To commemorate the anniversary of the first known singing meetings in town, a special multi-media DVD has been prepared. Titled, “Old Stoughton – Singing Meetings and Concerts,” it covers 200 years of singing from 1762 to 1962 with over 100 files,  including historical information about past singing meetings, many of them held on Christmas Day and New Year’s Day.  The DVD also contains an image gallery of old sheet music and town scenes, plus a one hour video program featuring singers from the Old Stoughton Musical Society and the Stoughton elementary schools and Stoughton High School instrumental ensembles.
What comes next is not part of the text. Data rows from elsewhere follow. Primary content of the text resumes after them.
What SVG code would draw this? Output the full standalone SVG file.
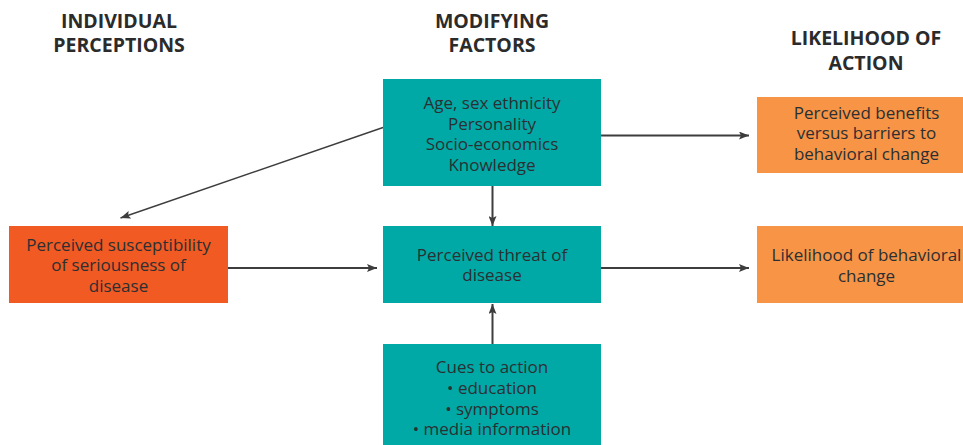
<svg xmlns="http://www.w3.org/2000/svg" width="963" height="445" viewBox="0 0 963 445">
  <style>
    .head { font-family: "Open Sans", "Liberation Sans", sans-serif; font-weight: 700; font-size: 19.5px; fill: #2b2b2b; text-anchor: middle; }
    .label { font-family: "Open Sans", "Liberation Sans", sans-serif; font-size: 17px; fill: #2b2f33; text-anchor: middle; }
    .teal { fill: #00a9a5; }
    .red { fill: #f15a22; }
    .amber { fill: #f79446; }
    .link { stroke: #3d3d3d; stroke-width: 2; fill: none; marker-end: url(#arrow); }
    .thin { stroke-width: 1.4; }
  </style>
  <defs>
    <marker id="arrow" viewBox="0 0 10 8" refX="10" refY="4" markerWidth="10" markerHeight="8" markerUnits="userSpaceOnUse" orient="auto">
      <path d="M0,0 L10,4 L0,8 L2,4 Z" fill="#3d3d3d"/>
    </marker>
  </defs>

  <rect width="963" height="445" fill="#ffffff"/>

  <!-- column headings -->
  <g id="heading-individual">
    <text class="head" x="119" y="27.5">INDIVIDUAL</text>
    <text class="head" x="119" y="51.5">PERCEPTIONS</text>
  </g>
  <g id="heading-modifying">
    <text class="head" x="492" y="27.5">MODIFYING</text>
    <text class="head" x="492" y="51.5">FACTORS</text>
  </g>
  <g id="heading-likelihood">
    <text class="head" x="866" y="45">LIKELIHOOD OF</text>
    <text class="head" x="866" y="70">ACTION</text>
  </g>

  <!-- connectors -->
  <g id="connectors">
    <line class="link thin" x1="383" y1="127.5" x2="120.5" y2="218"/>
    <line class="link" x1="492.5" y1="186" x2="492.5" y2="226"/>
    <line class="link" x1="492.5" y1="344" x2="492.5" y2="304"/>
    <line class="link" x1="228" y1="268" x2="377" y2="268"/>
    <line class="link" x1="601" y1="268" x2="749" y2="268"/>
    <line class="link" x1="601" y1="135.5" x2="749" y2="135.5"/>
  </g>

  <!-- nodes -->
  <g id="modifying-factors">
    <rect class="teal" x="383" y="79" width="218" height="107"/>
    <text class="label" x="492" y="109">Age, sex ethnicity</text>
    <text class="label" x="492" y="129.5">Personality</text>
    <text class="label" x="492" y="150">Socio-economics</text>
    <text class="label" x="492" y="170.5">Knowledge</text>
  </g>

  <g id="perceived-susceptibility">
    <rect class="red" x="9" y="226" width="219" height="77"/>
    <text class="label" x="118.5" y="250.5">Perceived susceptibility</text>
    <text class="label" x="118.5" y="271">of seriousness of</text>
    <text class="label" x="118.5" y="291.5">disease</text>
  </g>

  <g id="perceived-threat">
    <rect class="teal" x="383" y="226" width="218" height="77"/>
    <text class="label" x="492" y="260.5">Perceived threat of</text>
    <text class="label" x="492" y="281">disease</text>
  </g>

  <g id="cues-to-action">
    <rect class="teal" x="383" y="344" width="218" height="101"/>
    <text class="label" x="492" y="373">Cues to action</text>
    <text class="label" x="492" y="394">• education</text>
    <text class="label" x="492" y="414.5">• symptoms</text>
    <text class="label" x="492" y="435">• media information</text>
  </g>

  <g id="perceived-benefits">
    <rect class="amber" x="757" y="97" width="206" height="76"/>
    <text class="label" x="866.5" y="118.5">Perceived benefits</text>
    <text class="label" x="866.5" y="139">versus barriers to</text>
    <text class="label" x="866.5" y="159.5">behavioral change</text>
  </g>

  <g id="behavioral-change">
    <rect class="amber" x="757" y="226" width="206" height="77"/>
    <text class="label" x="866.5" y="261">Likelihood of behavioral</text>
    <text class="label" x="866.5" y="281.5">change</text>
  </g>
</svg>
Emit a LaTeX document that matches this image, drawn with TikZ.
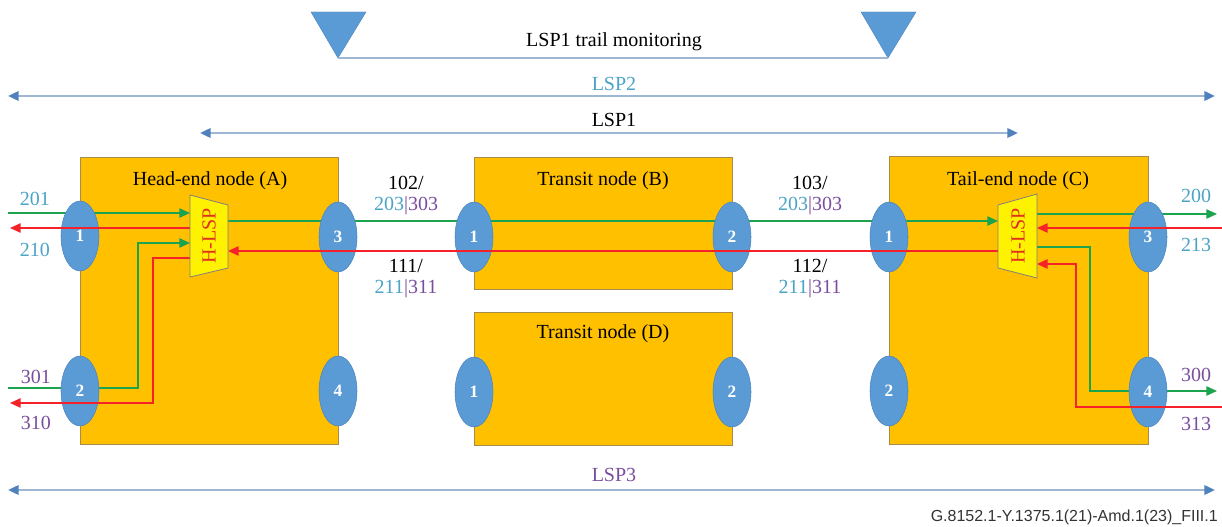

In addition, there are two albums with 40 music examples of tunes performed in Stoughton over the past few decades, including such popular patriotic songs as “Yankee Doodle” and “Battle Hymn of the Republic.”     

It was common in the Colonial days to name tunes after local towns.  One of them was named “Stoughton” and composed by William Billings of Boston, a friend of Sam Adams and other Boston patriots.  Billings taught an early singing school in Stoughton in 1774.  Another tune of local interest is titled, “Old Stoughton,” by Stoughton’s best known 19th century composer, Edwin A. Jones, who was also active in town activities and designed the Stoughton Town Seal which is still used.  A third song of local interest is titled “Peace.” It was composed in 1981 for the Centennial of Stoughton Town Hall and set to a poem by a Stoughton teenage girl during the War of 1812.  This song was performed again in “A Stoughton Musicfest,” at the Stoughton Public Library, and the video program is included on this multi-media DVD.